Berselang setahun kemudian, rasio elektrifikasi itu terus naik setiap tahunnya. Bahkan ketika pandemi Covid-19 melanda Indonesia, perjuangan membuat semua desa di Indonesia teraliri listrik tak berhenti. Pada tahun 2020, rasio elektrifikasi sudah menyentuh angka 99,2% dan naik menjadi 99,45% di tahun berikutnya.
Dalam dua tahun berikutnya, laju rasio elektrifikasi itu tak pernah kendur. Pada tahun 2022 naik menjadi 99,63% dan kembali menanjak ke angka 99,78% di tahun 2023.
Data terbaru sampai semester I-2024, daerah gelap gulita nyaris sudah tak ada lagi. Pencapaian rasio elektrifikasi sampai akhir Juni-2024 sudah mencapai 99,87%.

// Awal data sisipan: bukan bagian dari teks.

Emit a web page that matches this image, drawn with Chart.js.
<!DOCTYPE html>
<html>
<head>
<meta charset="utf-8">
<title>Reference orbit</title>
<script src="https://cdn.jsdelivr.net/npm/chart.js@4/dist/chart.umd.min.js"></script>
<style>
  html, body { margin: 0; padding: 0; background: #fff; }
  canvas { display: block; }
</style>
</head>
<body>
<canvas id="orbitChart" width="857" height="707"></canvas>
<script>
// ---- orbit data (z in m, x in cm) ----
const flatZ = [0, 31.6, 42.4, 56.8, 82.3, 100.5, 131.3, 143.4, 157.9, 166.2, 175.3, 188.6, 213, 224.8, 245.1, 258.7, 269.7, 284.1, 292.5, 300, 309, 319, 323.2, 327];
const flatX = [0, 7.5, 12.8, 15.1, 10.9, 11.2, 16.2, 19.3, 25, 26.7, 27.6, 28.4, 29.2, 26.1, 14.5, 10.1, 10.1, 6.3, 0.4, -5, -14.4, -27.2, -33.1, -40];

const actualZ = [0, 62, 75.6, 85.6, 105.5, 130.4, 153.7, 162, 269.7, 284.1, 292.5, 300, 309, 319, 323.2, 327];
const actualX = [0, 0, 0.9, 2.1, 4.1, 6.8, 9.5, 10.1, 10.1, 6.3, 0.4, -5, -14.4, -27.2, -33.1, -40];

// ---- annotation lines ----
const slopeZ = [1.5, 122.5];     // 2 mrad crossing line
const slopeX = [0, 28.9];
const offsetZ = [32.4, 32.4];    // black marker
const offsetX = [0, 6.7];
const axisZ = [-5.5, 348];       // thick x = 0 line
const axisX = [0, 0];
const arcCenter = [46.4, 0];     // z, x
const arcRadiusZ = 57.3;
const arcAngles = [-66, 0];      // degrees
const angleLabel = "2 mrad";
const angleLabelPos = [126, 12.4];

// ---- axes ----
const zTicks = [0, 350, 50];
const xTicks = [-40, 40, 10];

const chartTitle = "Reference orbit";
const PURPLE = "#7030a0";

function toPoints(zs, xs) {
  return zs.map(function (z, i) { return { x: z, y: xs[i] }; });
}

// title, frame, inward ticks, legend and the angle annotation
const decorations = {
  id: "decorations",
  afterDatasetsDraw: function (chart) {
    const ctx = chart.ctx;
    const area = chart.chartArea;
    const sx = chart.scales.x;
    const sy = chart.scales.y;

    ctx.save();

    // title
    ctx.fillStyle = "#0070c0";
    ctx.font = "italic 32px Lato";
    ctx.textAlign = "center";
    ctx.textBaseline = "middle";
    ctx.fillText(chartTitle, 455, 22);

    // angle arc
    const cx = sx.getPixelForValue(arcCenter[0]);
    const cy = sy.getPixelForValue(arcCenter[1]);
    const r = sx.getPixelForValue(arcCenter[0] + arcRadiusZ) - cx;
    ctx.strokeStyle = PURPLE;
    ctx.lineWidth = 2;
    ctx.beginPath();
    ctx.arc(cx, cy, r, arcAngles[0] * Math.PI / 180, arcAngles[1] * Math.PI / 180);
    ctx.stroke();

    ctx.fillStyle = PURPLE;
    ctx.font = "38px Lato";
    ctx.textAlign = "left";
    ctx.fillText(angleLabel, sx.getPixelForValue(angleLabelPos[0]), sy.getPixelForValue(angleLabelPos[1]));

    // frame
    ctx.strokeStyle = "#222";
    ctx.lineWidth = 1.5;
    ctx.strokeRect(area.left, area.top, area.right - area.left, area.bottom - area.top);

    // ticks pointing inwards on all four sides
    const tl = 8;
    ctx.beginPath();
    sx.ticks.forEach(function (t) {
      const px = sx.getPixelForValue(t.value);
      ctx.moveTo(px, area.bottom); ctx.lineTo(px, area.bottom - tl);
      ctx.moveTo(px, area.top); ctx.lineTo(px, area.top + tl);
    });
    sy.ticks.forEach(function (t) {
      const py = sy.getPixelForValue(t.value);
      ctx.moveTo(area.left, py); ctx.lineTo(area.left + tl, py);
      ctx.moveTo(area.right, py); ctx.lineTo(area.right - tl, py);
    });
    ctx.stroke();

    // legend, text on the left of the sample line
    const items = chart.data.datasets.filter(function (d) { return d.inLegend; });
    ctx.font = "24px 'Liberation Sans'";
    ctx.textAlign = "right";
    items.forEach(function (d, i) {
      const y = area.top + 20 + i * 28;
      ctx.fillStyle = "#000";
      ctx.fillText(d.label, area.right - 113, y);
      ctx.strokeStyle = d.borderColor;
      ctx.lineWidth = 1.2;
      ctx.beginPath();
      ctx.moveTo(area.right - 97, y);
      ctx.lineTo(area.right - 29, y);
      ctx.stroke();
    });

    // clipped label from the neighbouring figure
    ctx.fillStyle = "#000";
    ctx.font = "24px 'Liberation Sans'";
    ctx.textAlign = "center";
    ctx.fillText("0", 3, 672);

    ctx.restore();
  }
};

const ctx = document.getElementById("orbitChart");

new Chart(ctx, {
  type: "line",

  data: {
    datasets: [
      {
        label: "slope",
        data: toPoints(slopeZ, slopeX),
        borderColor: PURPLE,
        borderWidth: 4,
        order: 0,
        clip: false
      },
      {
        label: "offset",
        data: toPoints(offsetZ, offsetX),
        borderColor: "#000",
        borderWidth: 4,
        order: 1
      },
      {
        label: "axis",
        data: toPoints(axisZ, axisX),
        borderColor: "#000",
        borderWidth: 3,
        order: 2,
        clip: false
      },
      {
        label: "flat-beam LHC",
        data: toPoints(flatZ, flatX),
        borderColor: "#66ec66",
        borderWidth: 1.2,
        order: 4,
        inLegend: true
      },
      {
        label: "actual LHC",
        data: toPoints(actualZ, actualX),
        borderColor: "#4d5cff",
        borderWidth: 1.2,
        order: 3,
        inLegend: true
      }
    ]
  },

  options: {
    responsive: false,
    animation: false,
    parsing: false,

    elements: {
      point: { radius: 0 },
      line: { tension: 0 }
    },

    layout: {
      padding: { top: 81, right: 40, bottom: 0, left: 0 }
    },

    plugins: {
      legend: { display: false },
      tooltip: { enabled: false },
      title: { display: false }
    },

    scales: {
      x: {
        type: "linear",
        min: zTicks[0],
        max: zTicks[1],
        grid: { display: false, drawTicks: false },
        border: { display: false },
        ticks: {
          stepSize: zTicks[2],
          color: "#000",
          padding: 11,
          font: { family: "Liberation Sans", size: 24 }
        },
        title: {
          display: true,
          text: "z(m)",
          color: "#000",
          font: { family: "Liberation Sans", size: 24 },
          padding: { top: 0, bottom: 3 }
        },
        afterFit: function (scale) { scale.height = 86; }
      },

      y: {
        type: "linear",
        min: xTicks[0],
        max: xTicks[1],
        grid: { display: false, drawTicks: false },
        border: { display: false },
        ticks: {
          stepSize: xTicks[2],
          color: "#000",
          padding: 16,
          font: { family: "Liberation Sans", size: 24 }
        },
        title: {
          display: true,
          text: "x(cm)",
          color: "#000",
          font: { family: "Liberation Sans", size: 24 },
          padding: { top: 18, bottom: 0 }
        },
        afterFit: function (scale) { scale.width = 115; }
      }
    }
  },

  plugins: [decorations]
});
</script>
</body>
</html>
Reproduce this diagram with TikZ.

Kinerja rasio desa berlistrik tak jauh berbeda. Dalam laporan Statistika Kelistrikan 2023 yang dikeluarkan Kementerian ESDM, rasio desa berlistrik juga hampir selesai. Akhir tahun lalu sudah 83.763 desa atau 99,85% dari 83.763 desa di Indonesia sudah tak lagi gelap gulita. Penduduk dari puluhan ribu desa ini sudah bisa menikmati listrik menyala 24 jam.
Berawal dari pencanangan di Bantul pada 2015, kini tugas pemerintah, PLN, dan semua pihak terkait tinggal tersisa 0,13% untuk mencapai rasio elektrifikasi 100%. Target untuk membuat Indonesia terang 24 jam yang menjadi kado manis manis penduduk khususnya di daerah 3T.